## Stated problem
Starting with the first line below, extract each line through the one that contains "const tStep = 1 / 30;", inclusive, excluding pictures.

#### Dataset excerpt ####

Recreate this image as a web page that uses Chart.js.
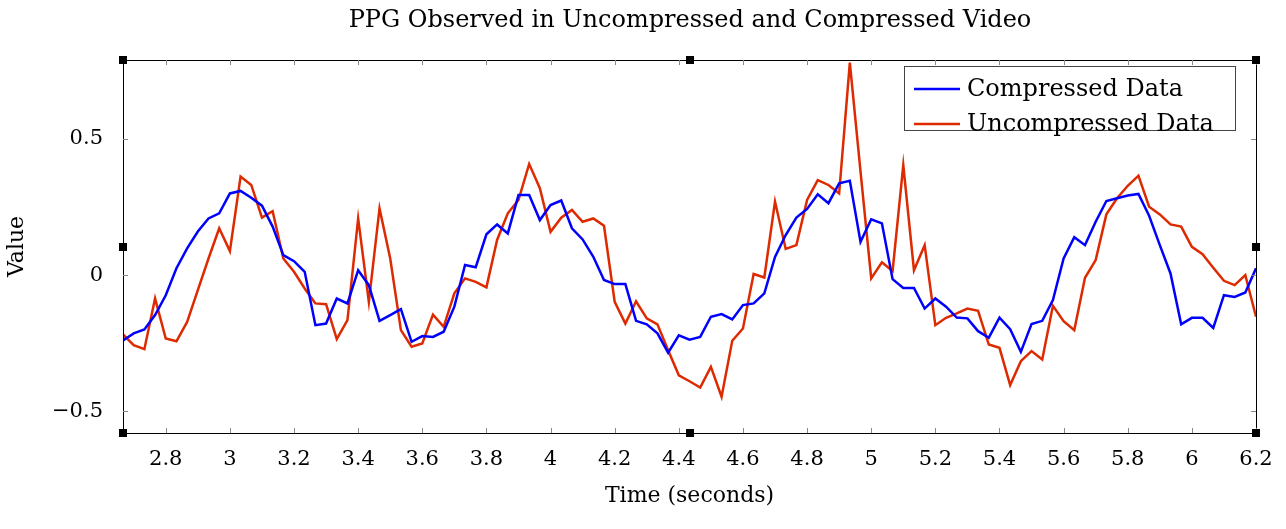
<!DOCTYPE html>
<html>
<head>
<meta charset="utf-8">
<script src="https://cdn.jsdelivr.net/npm/chart.js@4"></script>
<style>
  html, body { margin: 0; padding: 0; background: #fff; }
  #wrap { width: 1286px; height: 529px; }
</style>
</head>
<body>
<div id="wrap"><canvas id="ppgChart"></canvas></div>
<script>
// PPG signal, sampled at 30 fps from t = 2.6667 s
const tStart = 2.6667;
const tStep = 1 / 30;

const compressed = [
  -0.24, -0.214, -0.20, -0.147, -0.074, 0.025, 0.098, 0.16, 0.208, 0.227,
  0.30, 0.309, 0.284, 0.255, 0.178, 0.073, 0.051, 0.012, -0.184, -0.178,
  -0.086, -0.104, 0.018, -0.037, -0.168, -0.147, -0.125, -0.245, -0.224, -0.227,
  -0.208, -0.116, 0.037, 0.029, 0.15, 0.186, 0.153, 0.294, 0.294, 0.202,
  0.257, 0.274, 0.172, 0.131, 0.067, -0.018, -0.033, -0.033, -0.168, -0.181,
  -0.214, -0.285, -0.221, -0.237, -0.227, -0.153, -0.143, -0.163, -0.110, -0.104,
  -0.067, 0.067, 0.147, 0.211, 0.243, 0.297, 0.264, 0.337, 0.346, 0.122,
  0.205, 0.19, -0.015, -0.047, -0.047, -0.123, -0.086, -0.116, -0.156, -0.159,
  -0.206, -0.23, -0.156, -0.199, -0.282, -0.180, -0.168, -0.092, 0.061, 0.139,
  0.11, 0.196, 0.272, 0.282, 0.292, 0.298, 0.218, 0.11, 0.006, -0.181,
  -0.157, -0.157, -0.194, -0.074, -0.08, -0.064, 0.025
];

const uncompressed = [
  -0.218, -0.257, -0.272, -0.086, -0.233, -0.243, -0.172, -0.055, 0.061, 0.172,
  0.088, 0.362, 0.331, 0.211, 0.235, 0.061, 0.012, -0.049, -0.104, -0.107,
  -0.235, -0.165, 0.208, -0.098, 0.245, 0.061, -0.202, -0.263, -0.251, -0.145,
  -0.19, -0.067, -0.012, -0.025, -0.045, 0.129, 0.227, 0.276, 0.408, 0.319,
  0.159, 0.211, 0.239, 0.196, 0.208, 0.181, -0.098, -0.178, -0.096, -0.159,
  -0.181, -0.276, -0.368, -0.39, -0.413, -0.337, -0.447, -0.241, -0.196, 0.004,
  -0.009, 0.27, 0.096, 0.11, 0.276, 0.349, 0.331, 0.30, 0.78, 0.38,
  -0.012, 0.047, 0.015, 0.404, 0.018, 0.11, -0.184, -0.157, -0.141, -0.123,
  -0.131, -0.255, -0.267, -0.404, -0.316, -0.279, -0.31, -0.113, -0.169, -0.202,
  -0.01, 0.055, 0.223, 0.282, 0.328, 0.365, 0.251, 0.223, 0.186, 0.178,
  0.104, 0.077, 0.027, -0.021, -0.037, 0, -0.153
];

const xTicks = [2.8, 3, 3.2, 3.4, 3.6, 3.8, 4, 4.2, 4.4, 4.6, 4.8, 5, 5.2, 5.4, 5.6, 5.8, 6, 6.2];
const yTicks = [-0.5, 0, 0.5];

const seriesNames = ['Compressed Data', 'Uncompressed Data'];
const seriesColors = ['#0000ff', '#dd2a00'];

const toPoints = arr => arr.map((v, i) => ({ x: tStart + i * tStep, y: v }));
const serif = '"DejaVu Serif", "Liberation Serif", serif';

const fmtTick = v => {
  if (v < 0) return '\u2212' + Math.abs(v);
  return String(v);
};

// frame, inward ticks, small squares, title and legend
const framePlugin = {
  id: 'frame',
  afterDraw(chart) {
    const { ctx, chartArea: a, scales: { x, y } } = chart;
    ctx.save();
    ctx.strokeStyle = '#000';
    ctx.lineWidth = 1;
    ctx.strokeRect(a.left + 0.5, a.top + 0.5, a.right - a.left, a.bottom - a.top);

    ctx.strokeStyle = '#888';
    ctx.beginPath();
    xTicks.forEach(t => {
      const px = Math.round(x.getPixelForValue(t)) + 0.5;
      ctx.moveTo(px, a.bottom); ctx.lineTo(px, a.bottom - 5);
      ctx.moveTo(px, a.top); ctx.lineTo(px, a.top + 5);
    });
    yTicks.forEach(t => {
      const py = Math.round(y.getPixelForValue(t)) + 0.5;
      ctx.moveTo(a.left, py); ctx.lineTo(a.left + 5, py);
      ctx.moveTo(a.right, py); ctx.lineTo(a.right - 5, py);
    });
    ctx.stroke();

    ctx.fillStyle = '#000';
    const mx = a.left + 567;
    const my = a.top + 187;
    [[a.left, a.top], [mx, a.top], [a.right, a.top],
     [a.left, my], [a.right, my],
     [a.left, a.bottom], [mx, a.bottom], [a.right, a.bottom]].forEach(([px, py]) => {
      ctx.fillRect(px - 4, py - 4, 8, 8);
    });

    // title
    ctx.fillStyle = '#000';
    ctx.font = '24px ' + serif;
    ctx.textAlign = 'center';
    ctx.textBaseline = 'middle';
    ctx.fillText('PPG Observed in Uncompressed and Compressed Video', 690, 21);

    // legend
    const lx = 904, ly = 66, lw = 331, lh = 64;
    ctx.fillStyle = '#fff';
    ctx.fillRect(lx, ly, lw, lh);
    ctx.strokeStyle = '#444';
    ctx.strokeRect(lx + 0.5, ly + 0.5, lw, lh);
    ctx.font = '24px ' + serif;
    ctx.textAlign = 'left';
    seriesNames.forEach((name, i) => {
      const cy = ly + 23 + i * 35;
      ctx.strokeStyle = seriesColors[i];
      ctx.lineWidth = 2.5;
      ctx.beginPath();
      ctx.moveTo(lx + 10, cy); ctx.lineTo(lx + 56, cy);
      ctx.stroke();
      ctx.fillStyle = '#000';
      ctx.fillText(name, lx + 63, cy + 1);
    });
    ctx.restore();
  }
};

new Chart(document.getElementById('ppgChart'), {
  type: 'line',
  data: {
    datasets: seriesNames.map((name, i) => ({
      label: name,
      data: toPoints(i === 0 ? compressed : uncompressed),
      borderColor: seriesColors[i],
      backgroundColor: seriesColors[i],
      borderWidth: 2.5,
      pointRadius: 0,
      tension: 0
    }))
  },
  options: {
    responsive: true,
    maintainAspectRatio: false,
    animation: false,
    layout: { padding: { top: 60, right: 30, left: 0, bottom: 16 } },
    plugins: { legend: { display: false }, tooltip: { enabled: false } },
    scales: {
      x: {
        type: 'linear',
        min: tStart,
        max: 6.2,
        afterBuildTicks: s => { s.ticks = xTicks.map(v => ({ value: v })); },
        afterFit: s => { s.height = 80; },
        grid: { display: false },
        border: { display: false },
        ticks: { color: '#000', font: { family: serif, size: 21 }, padding: 6, maxRotation: 0, callback: fmtTick },
        title: { display: true, text: 'Time (seconds)', color: '#000', font: { family: serif, size: 22 }, padding: { top: 0 } }
      },
      y: {
        min: -0.58,
        max: 0.79,
        afterBuildTicks: s => { s.ticks = yTicks.map(v => ({ value: v })); },
        afterFit: s => { s.width = 123; },
        grid: { display: false },
        border: { display: false },
        ticks: { color: '#000', font: { family: serif, size: 21 }, padding: 12, callback: fmtTick },
        title: { display: true, text: 'Value', color: '#000', font: { family: serif, size: 22 } }
      }
    }
  },
  plugins: [framePlugin]
});
</script>
</body>
</html>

####

## Written response
Recreate this image as a web page that uses Chart.js.
<!DOCTYPE html>
<html>
<head>
<meta charset="utf-8">
<script src="https://cdn.jsdelivr.net/npm/chart.js@4"></script>
<style>
  html, body { margin: 0; padding: 0; background: #fff; }
  #wrap { width: 1286px; height: 529px; }
</style>
</head>
<body>
<div id="wrap"><canvas id="ppgChart"></canvas></div>
<script>
// PPG signal, sampled at 30 fps from t = 2.6667 s
const tStart = 2.6667;
const tStep = 1 / 30;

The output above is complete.